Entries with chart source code
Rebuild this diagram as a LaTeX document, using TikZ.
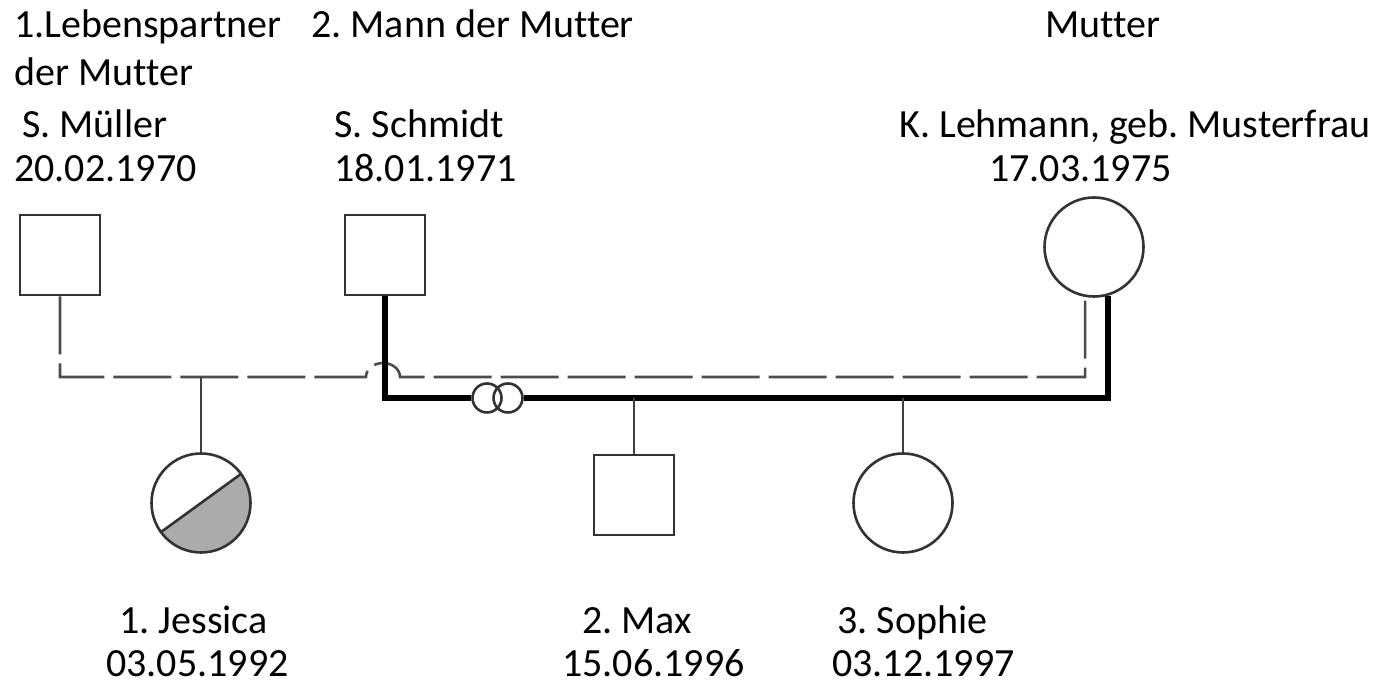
\documentclass[tikz,border=0pt]{standalone}
\usepackage{fontspec}
\setmainfont{Carlito}[Ligatures=NoCommon]
\usepackage{tikz}
\frenchspacing

\colorlet{halfgray}{black!33}

\begin{document}
\begin{tikzpicture}[x=1pt, y=1pt]
        \useasboundingbox (0,0) rectangle (1383,684);
        \tikzstyle{every node} = [draw=black!80, line width=2.6pt, inner sep=0pt]
        \tikzstyle{male} = [shape=rectangle, minimum size=80pt]
        \tikzstyle{female} = [shape=circle, minimum size=99pt]
        \tikzstyle{ring} = [shape=circle, minimum size=29pt]
        \tikzstyle{txt} = [draw=none, anchor=base west, text depth=0pt, font=\fontsize{40}{48}\selectfont]
        \tikzstyle{partner} = [line width=2.6pt, black!70, dash pattern=on 58pt off 9pt]
        \tikzstyle{married} = [line width=5.5pt, black]
        \tikzstyle{child} = [line width=2.6pt, black!75]
        % persons
        \node[male] (mu) at (60,429) {};
        \node[male] (sc) at (385,429) {};
        \node[female] (le) at (1094,437) {};
        \node[female, path picture={
            \fill[halfgray] (path picture bounding box.center) ++(216:70pt) -- ++(36:140pt) -- ++(-54:70pt) -- ++(216:140pt) -- cycle;
            \draw[line width=2.6pt, black!80] (path picture bounding box.center) ++(216:70pt) -- ++(36:140pt);
        }] (je) at (201,181) {};
        \node[male] (ma) at (634,189) {};
        \node[female] (so) at (903,181) {};
        % marriage rings
        \node[ring] (r1) at (487,286) {};
        \node[ring] (r2) at (508,286) {};
        % lines
        \coordinate (hump) at (366,307);
        \coordinate (jetop) at (201,307);
        \coordinate (matop) at (634,286);
        \coordinate (sotop) at (903,286);
        \draw[partner] (mu.south) |- (hump) arc[start angle=180, end angle=0, x radius=17, y radius=14] -| (le.-100);
        \draw[married] (sc.south) |- (r1.west);
        \draw[married] (r2.east) -| (le.-74);
        \foreach \from/\to in {jetop/je, matop/ma, sotop/so}
            \draw[child] (\from) -- (\to);
        % labels
        \node[txt] (mu1) at (13,646) {1.Lebenspartner};
        \node[txt] (mu2) at (13,598) {der Mutter};
        \node[txt] (mu3) at (21,546) {S. Müller};
        \node[txt] (mu4) at (13,502) {20.02.1970};
        \node[txt] (sc1) at (310,646) {2. Mann der Mutter};
        \node[txt] (sc2) at (333,546) {S. Schmidt};
        \node[txt] (sc3) at (333,502) {18.01.1971};
        \node[txt] (le1) at (1044,646) {Mutter};
        \node[txt] (le2) at (898,546) {K. Lehmann, geb. Musterfrau};
        \node[txt] (le3) at (988,502) {17.03.1975};
        \node[txt] (je1) at (118,50) {1. Jessica};
        \node[txt] (je2) at (105,7) {03.05.1992};
        \node[txt] (ma1) at (581,50) {2. Max};
        \node[txt] (ma2) at (561,7) {15.06.1996};
        \node[txt] (so1) at (836,50) {3. Sophie};
        \node[txt] (so2) at (831,7) {03.12.1997};
    \end{tikzpicture}
\end{document}
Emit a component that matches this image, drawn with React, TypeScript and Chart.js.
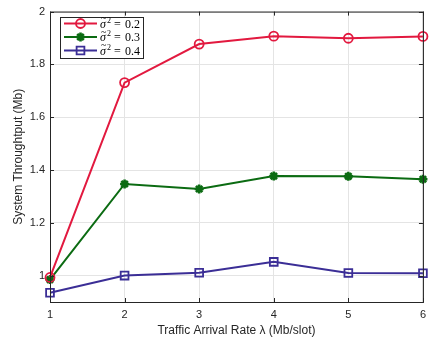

SET TASK: Exclude the pictures, and transcribe all of the material exactly.

ANSWER TO THE TASK:
Rebuild this diagram as a LaTeX document, using TikZ.
\documentclass[tikz,border=0pt]{standalone}
\usepackage{fontspec}
\setmainfont{Carlito}[Ligatures=NoCommon]
\usepackage{tikz}
\frenchspacing

\colorlet{halfgray}{black!33}

\begin{document}
\begin{tikzpicture}[x=1pt, y=1pt]
        \useasboundingbox (0,0) rectangle (1383,684);
        \tikzstyle{every node} = [draw=black!80, line width=2.6pt, inner sep=0pt]
        \tikzstyle{male} = [shape=rectangle, minimum size=80pt]
        \tikzstyle{female} = [shape=circle, minimum size=99pt]
        \tikzstyle{ring} = [shape=circle, minimum size=29pt]
        \tikzstyle{txt} = [draw=none, anchor=base west, text depth=0pt, font=\fontsize{40}{48}\selectfont]
        \tikzstyle{partner} = [line width=2.6pt, black!70, dash pattern=on 58pt off 9pt]
        \tikzstyle{married} = [line width=5.5pt, black]
        \tikzstyle{child} = [line width=2.6pt, black!75]
        % persons
        \node[male] (mu) at (60,429) {};
        \node[male] (sc) at (385,429) {};
        \node[female] (le) at (1094,437) {};
        \node[female, path picture={
            \fill[halfgray] (path picture bounding box.center) ++(216:70pt) -- ++(36:140pt) -- ++(-54:70pt) -- ++(216:140pt) -- cycle;
            \draw[line width=2.6pt, black!80] (path picture bounding box.center) ++(216:70pt) -- ++(36:140pt);
        }] (je) at (201,181) {};
        \node[male] (ma) at (634,189) {};
        \node[female] (so) at (903,181) {};
        % marriage rings
        \node[ring] (r1) at (487,286) {};
        \node[ring] (r2) at (508,286) {};
        % lines
        \coordinate (hump) at (366,307);
        \coordinate (jetop) at (201,307);
        \coordinate (matop) at (634,286);
        \coordinate (sotop) at (903,286);
        \draw[partner] (mu.south) |- (hump) arc[start angle=180, end angle=0, x radius=17, y radius=14] -| (le.-100);
        \draw[married] (sc.south) |- (r1.west);
        \draw[married] (r2.east) -| (le.-74);
        \foreach \from/\to in {jetop/je, matop/ma, sotop/so}
            \draw[child] (\from) -- (\to);
        % labels
        \node[txt] (mu1) at (13,646) {1.Lebenspartner};
        \node[txt] (mu2) at (13,598) {der Mutter};
        \node[txt] (mu3) at (21,546) {S. Müller};
        \node[txt] (mu4) at (13,502) {20.02.1970};
        \node[txt] (sc1) at (310,646) {2. Mann der Mutter};
        \node[txt] (sc2) at (333,546) {S. Schmidt};
        \node[txt] (sc3) at (333,502) {18.01.1971};
        \node[txt] (le1) at (1044,646) {Mutter};
        \node[txt] (le2) at (898,546) {K. Lehmann, geb. Musterfrau};
        \node[txt] (le3) at (988,502) {17.03.1975};
        \node[txt] (je1) at (118,50) {1. Jessica};
        \node[txt] (je2) at (105,7) {03.05.1992};
        \node[txt] (ma1) at (581,50) {2. Max};
        \node[txt] (ma2) at (561,7) {15.06.1996};
        \node[txt] (so1) at (836,50) {3. Sophie};
        \node[txt] (so2) at (831,7) {03.12.1997};
    \end{tikzpicture}
\end{document}
Emit a component that matches this image, drawn with React, TypeScript and Chart.js.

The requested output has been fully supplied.